Dr. Tian research  projects are funded by ARO, NSF, DHS, Google, FXPAL, NEC, SALSI, CIAS, Akiira  Media Systems, HP, Blippar and UTSA. He received 2017 UTSA President’s  Distinguished Award for Research Achievement, 2016 UTSA Innovation Award,  2014 Research Achievement Awards from College of Science, UTSA, 2010 Google  Faculty Award, and 2010 ACM Service Award. He is the associate editor of IEEE  Transactions on Multimedia (TMM), IEEE Transactions on Circuits and Systems  for Video Technology (TCSVT), ACM Transactions on Multimedia Computing,  Communications, and Applications (TOMM), Multimedia System Journal (MMSJ),  and in the Editorial Board of Journal of Multimedia (JMM) and Journal of  Machine Vision and Applications (MVA).  Dr. Tian is the Guest Editor of  IEEE Transactions on Multimedia, Journal of Computer Vision and Image  Understanding, etc.

Dr.

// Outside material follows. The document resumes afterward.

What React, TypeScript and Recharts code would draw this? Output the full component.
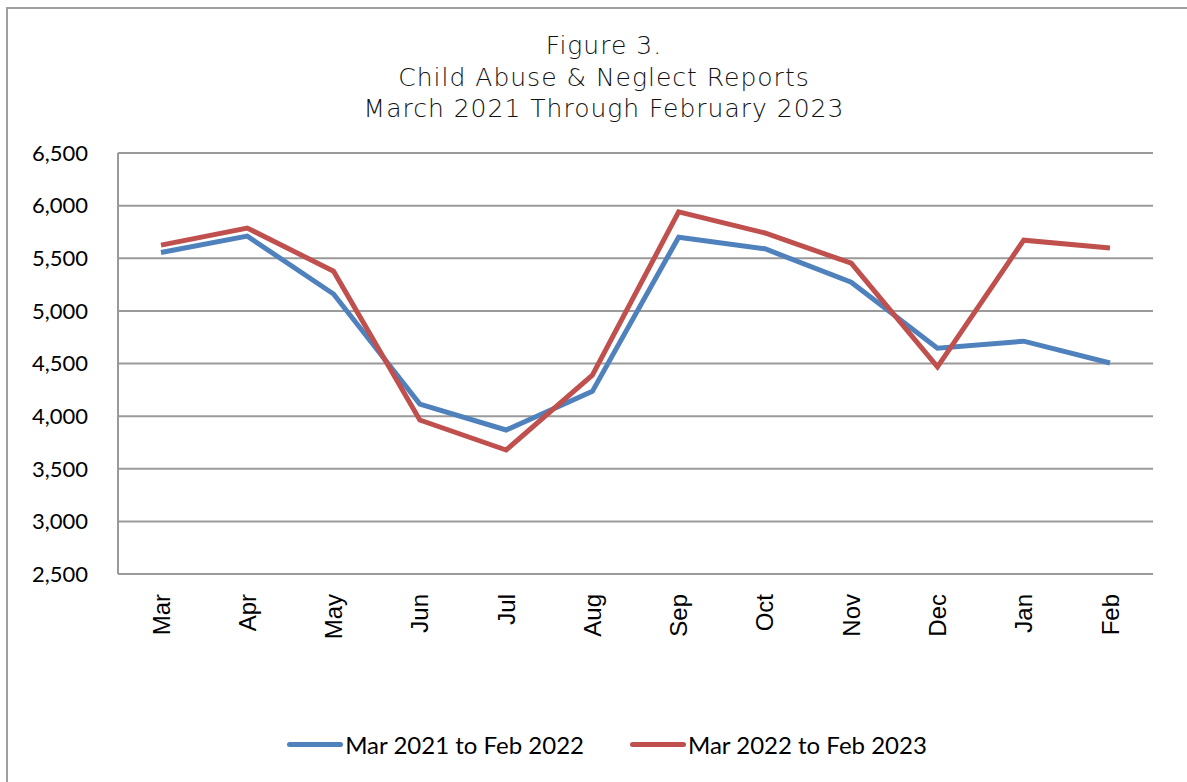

Tian is a Fellow  of IEEE. 田奇教授被评为2016年多媒体领域最有影响力的Top 10学者之一(by Aminer.org)。田奇教授也是教育部长江讲座教授和中科院海外评审专家,

URL:  http://www.cs.utsa.edu/~qitian

Email:  qi.tian@utsa.edu

Lecture Abstract

Person  re-identification (re-id) is a promising way towards automatic video  surveillance. As research hotspot in recent years, there has been an urgent  demand for building a solid benchmarking framework, including comprehensive  datasets and effective baselines.

To benchmark a large  scale person re-id dataset, we propose a new high quality frame-based dataset  for person re-identification titled “Market-1501”, which contains over 32,000  annotated bounding boxes, plus a distractor set of over 500K images. Different  from traditional datasets which use hand-drawn bounding boxes that are  unavailable under realistic settings, we produce the dataset with Deformable  Part Model (DPM) as pedestrian detector. Moreover, this dataset is collected  in an open system, where each identity has multiple images under each camera.  We propose an unsupervised Bag-of-Words representation and treat the person  re-identification as a special task of image search, which is demonstrated  very efficient and effective.

To further push the  person re-identification to practical applications, we propose a new video  based dataset titled “MARS”, which is the largest video re-id dataset to  date. Containing 1,261 identities and over 20,000 tracklets, it provides rich  visual information compared to image-based datasets. The tracklets are  automatically generated by the DPM as pedestrian detector and the GMMCP  tracker. Extensive evaluation of the state-of-the-art methods including the  space-time descriptors are presented. We further show that CNN in classification  mode can be trained from scratch using the consecutive bounding boxes of each  identity.

Finally, we present  “Person Re-identification in the Wild (PRW)” dataset for evaluating  end-to-end re-id methods from raw video frames to the identification results.  We address the performance of various combinations of detectors and  recognizers, mechanisms for pedestrian detection to help improve overall  re-identification accuracy and assessing the effectiveness of different  detectors for re-identification. A discriminatively trained ID-discriminative  Embedding (IDE) in the person subspace using convolutional neural network  (CNN) features and a Confidence Weighted Similarity (CWS) metric that  incorporates detection scores into similarity measurement are introduced to  aid the identification.